In testimony delivered today before the U.S. Senate Committee on Banking, Housing and Urban Affairs, DeMarco rejected the notion that qualified leadership can be achieved by offering modest salaries.
‘Some have suggested that we should have no trouble maintaining adequate staffing at far smaller pay levels, pointing to outstanding cabinet members who serve or have served with distinction on government pay scales,’ DeMarco said. ‘I have serious doubts about taking this approach to the management of the enterprises.
‘By working at Fannie Mae or Freddie Mac,’ he added, ‘your work comes under a much higher degree of scrutiny and criticism, and with a lot less job security than comes with working for any other private firm engaged in housing finance. Executives who have spent a career developing their reputations risk tarnish to those reputations under the highly charged environment in which these companies operate today, regardless of how well they perform their duties or how great a financial sacrifice they make forsaking other private-sector opportunities to assist the country's housing finance system.’
DeMarco also cited the ‘uncertain future’ of the GSEs as being a determining force in designing and maintaining the current compensation structure.
‘To encourage talent to stay put, the FHFA made deferred payments generally dependent on an executive's continued employment at the enterprise,’ he stated. ‘We also made half of the deferred pay subject to adjustment based on corporate performance to partially simulate the effect of corporate performance on the corporate shares paid to executives at [Troubled Asset Relief Program] firms for their deferred pay. That allows for reductions in deferred salary if the enterprise's goals, as set by the board with increasing input from FHFA, are not met.
‘Based on review of past compensation, the market comparables identified by outside pay consultants, discussions with each board of directors, recent experience in recruiting CEOs, and consultation with the Treasury Department,’ he continued, ‘the FHFA settled on a target of $6 million a year for each CEO, $3.5 million for the chief financial officers and less than $3 million for executive vice presidents and below. That amount rolls back enterprise CEO pay to pre-2000 levels.
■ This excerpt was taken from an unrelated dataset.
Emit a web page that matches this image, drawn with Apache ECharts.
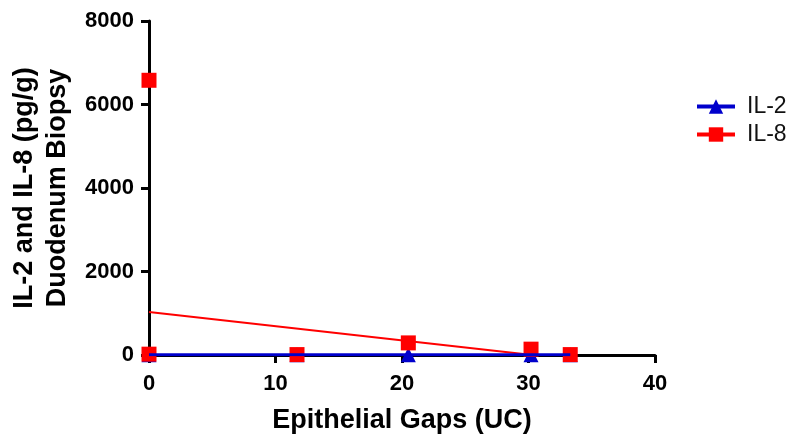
<!DOCTYPE html>
<html><head><meta charset="utf-8">
<script src="https://cdn.jsdelivr.net/npm/echarts@6/dist/echarts.min.js"></script>
<style>html,body{margin:0;padding:0;background:#fff}#c{width:789px;height:442px}</style>
</head><body><div id="c"></div>
<script>
const il2Points = [[0, 5], [11.7, 5], [20.5, 5], [30.2, 5], [33.3, 5]];
const il8Points = [[0, 6580], [0, 20], [11.7, 10], [20.5, 290], [30.2, 140], [33.3, 10]];
const il2Fit = [[0, 5], [33.3, 5]];
const il8Fit = [[0, 1030], [30.3, 0]];
const xTicks = [0, 10, 20, 30, 40];
const yTicks = [0, 2000, 4000, 6000, 8000];

const font = 'Liberation Sans, Arial, sans-serif';
const chart = echarts.init(document.getElementById('c'));
chart.setOption({
  animation: false,
  grid: { left: 148, right: 134, top: 21, bottom: 87 },
  legend: {
    data: ['IL-2', 'IL-8'], orient: 'vertical', left: 690, top: 90,
    itemWidth: 38, itemHeight: 18, itemGap: 5,
    lineStyle: { width: 4 },
    textStyle: { fontFamily: font, fontSize: 23, color: '#111', padding: [0, 0, 0, 7], lineHeight: 23 }
  },
  xAxis: {
    type: 'value', min: xTicks[0], max: xTicks[xTicks.length - 1], interval: 10,
    name: 'Epithelial Gaps (UC)', nameLocation: 'middle', nameGap: 52,
    nameTextStyle: { fontFamily: font, fontSize: 27, fontWeight: 'bold', color: '#000' },
    axisLine: { onZero: false, lineStyle: { color: '#000', width: 3 } },
    axisTick: { length: 8, lineStyle: { width: 3, color: '#000' } },
    axisLabel: { fontFamily: font, fontSize: 22, fontWeight: 'bold', color: '#000', margin: 18,
      formatter: v => String(v) },
    splitLine: { show: false }
  },
  yAxis: {
    type: 'value', min: yTicks[0], max: yTicks[yTicks.length - 1], interval: 2000,
    name: 'IL-2 and IL-8 (pg/g)\nDuodenum Biopsy', nameLocation: 'middle', nameGap: 75, nameRotate: 90,
    nameTextStyle: { fontFamily: font, fontSize: 27, fontWeight: 'bold', color: '#000', lineHeight: 33 },
    axisLine: { show: true, lineStyle: { color: '#000', width: 3 } },
    axisTick: { show: true, length: 8, lineStyle: { width: 3, color: '#000' } },
    axisLabel: { fontFamily: font, fontSize: 22, fontWeight: 'bold', color: '#000', margin: 15,
      formatter: v => String(v) },
    splitLine: { show: false }
  },
  series: [
    { name: 'IL-2', type: 'line', data: il2Fit, symbol: 'triangle', showSymbol: false,
      itemStyle: { color: '#0000CC' }, lineStyle: { color: '#0000CC', width: 3 }, z: 4, silent: true },
    { name: 'IL-8', type: 'line', data: il8Fit, symbol: 'rect', showSymbol: false,
      itemStyle: { color: '#FF0000' }, lineStyle: { color: '#FF0000', width: 2 }, z: 2, silent: true },
    { name: 'IL-8', type: 'scatter', data: il8Points, symbol: 'rect', symbolSize: 15,
      itemStyle: { color: '#FF0000', opacity: 1 }, z: 3 },
    { name: 'IL-2', type: 'scatter', data: il2Points, symbol: 'triangle', symbolSize: 15,
      itemStyle: { color: '#0000CC', opacity: 1 }, z: 2 }
  ]
});
</script></body></html>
It is less than half of target pay for enterprise CEOs before the conservatorships. For all executive officers, Fannie Mae and Freddie Mac have reduced target pay by an average of 40 percent.’
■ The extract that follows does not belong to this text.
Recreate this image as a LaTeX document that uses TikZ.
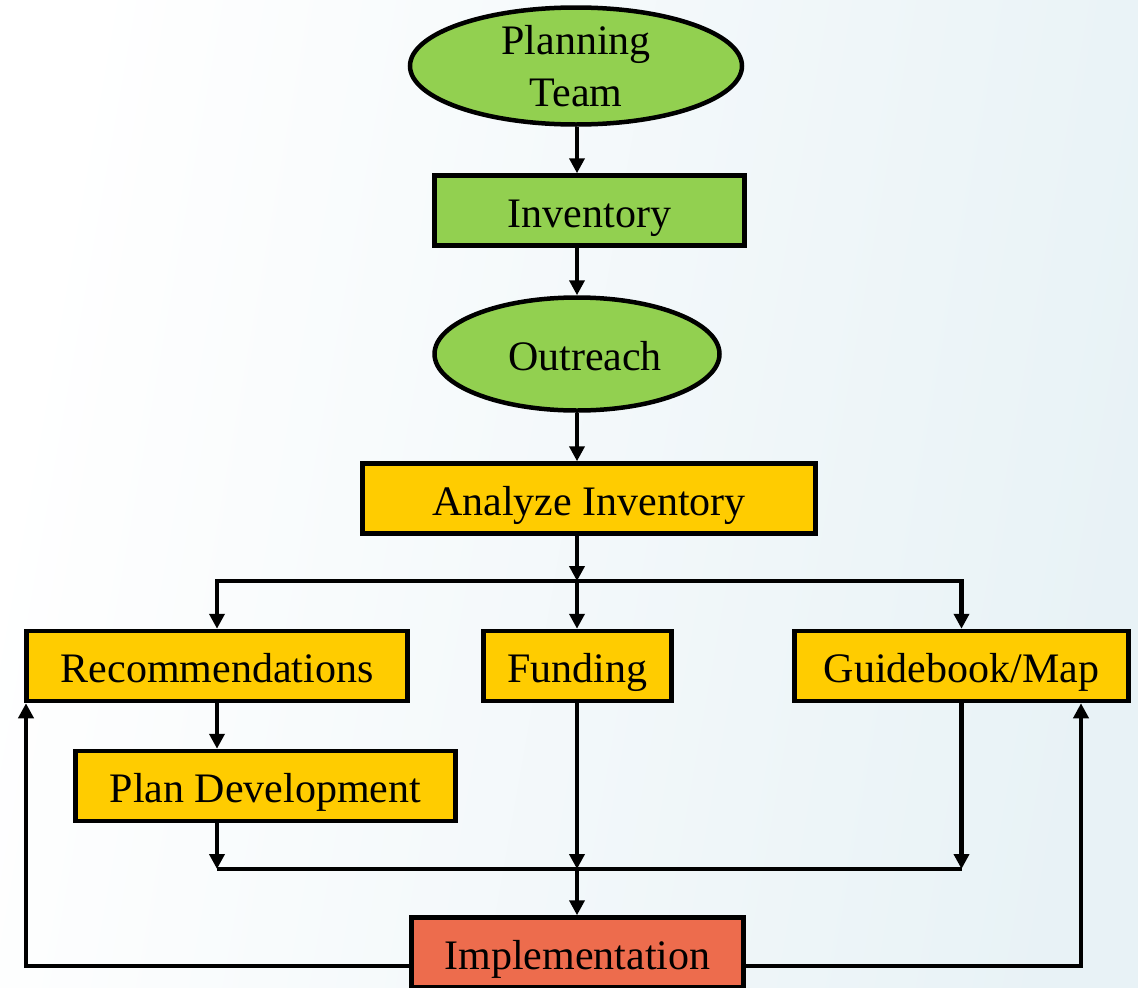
\documentclass[tikz,border=0pt]{standalone}
\usepackage{fontspec}
\setmainfont{Liberation Serif}
\usetikzlibrary{shapes.geometric,arrows.meta}
\definecolor{grn}{RGB}{146,208,80}
\definecolor{ylw}{RGB}{255,204,0}
\definecolor{org}{RGB}{237,108,77}
\definecolor{bgB}{RGB}{232,242,246}
\begin{document}
\begin{tikzpicture}[x=1pt,y=-1pt,
  base/.style={draw=black,line width=4.5pt,text=black,font=\fontsize{42}{52}\selectfont},
  oval/.style={base,ellipse,fill=grn,inner sep=-15pt,align=center},
  box/.style={base,rectangle,inner sep=0pt,minimum height=70pt,text height=42pt,text depth=9pt},
  ybox/.style={box,fill=ylw},
  conn/.style={line width=4.5pt,draw=black},
  arr/.style={conn,-{Triangle[width=15pt,length=15pt]}}]
\useasboundingbox (0,0) rectangle (1138,988);
\shade[left color=white,right color=bgB,shading angle=80] (0,0) rectangle (1138,988);

\node[oval,minimum width=332pt,minimum height=117pt] (pt) at (576,66) {Planning\\Team};
\node[box,fill=grn,minimum width=310pt] (inv) at (589.5,210.5) {Inventory};
\node[oval,minimum width=285pt,minimum height=113pt,text height=42pt,text depth=9pt] (ore) at (577,354) {\hspace*{16pt}Outreach};
\node[ybox,minimum width=453pt] (ana) at (589,498.5) {Analyze Inventory};
\node[ybox,minimum width=381pt] (rec) at (217,666) {Recommendations};
\node[ybox,minimum width=188pt] (fund) at (577.5,666) {Funding};
\node[ybox,minimum width=334pt] (gbm) at (961.5,666) {Guidebook/Map};
\node[ybox,minimum width=380pt] (pd) at (265.5,786) {Plan Development};
\node[box,fill=org,minimum width=332pt] (imp) at (577.5,952.5) {Implementation};

\coordinate (bt) at (577,581);
\coordinate (bb) at (577,869);
\coordinate (fl) at (26,966);
\coordinate (fr) at (1081,966);

\draw[arr] (pt.south -| bt) -- (inv.north -| bt);
\draw[arr] (inv.south -| bt) -- (ore.north -| bt);
\draw[arr] (ore.south -| bt) -- (ana.north -| bt);
\draw[arr] (ana.south -| bt) -- (bt);
\draw[arr] (bt) -- (fund.north -| bt);
\draw[arr] (bt) -| (rec.north);
\draw[arr] (bt) -| (gbm.north);
\draw[arr] (rec.south) -- (rec.south |- pd.north);
\draw[arr] (pd.south -| rec.south) -- (rec.south |- bb);
\draw[arr] (fund.south -| bb) -- (bb);
\draw[arr] (gbm.south) -- (gbm.south |- bb);
\draw[conn] (rec.south |- bb) -- (gbm.south |- bb);
\draw[arr] (bb) -- (imp.north -| bb);
\draw[arr] (imp.west |- fl) -- (fl) -- (fl |- rec.south);
\draw[arr] (imp.east |- fr) -- (fr) -- (fr |- gbm.south);
\end{tikzpicture}
\end{document}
However, DeMarco added that future GSE leaders may see smaller take-home pay.
‘At the present, my plan for executive compensation is to continue to seek opportunities for gradual reductions, particularly when executives leave,’ he said. ‘This approach is consistent with the administration's notion of a gradual wind down. I also believe it important for FHFA to continue to assess the corporate scorecards used to improve the alignment between the scorecards and the goals of conservatorship.’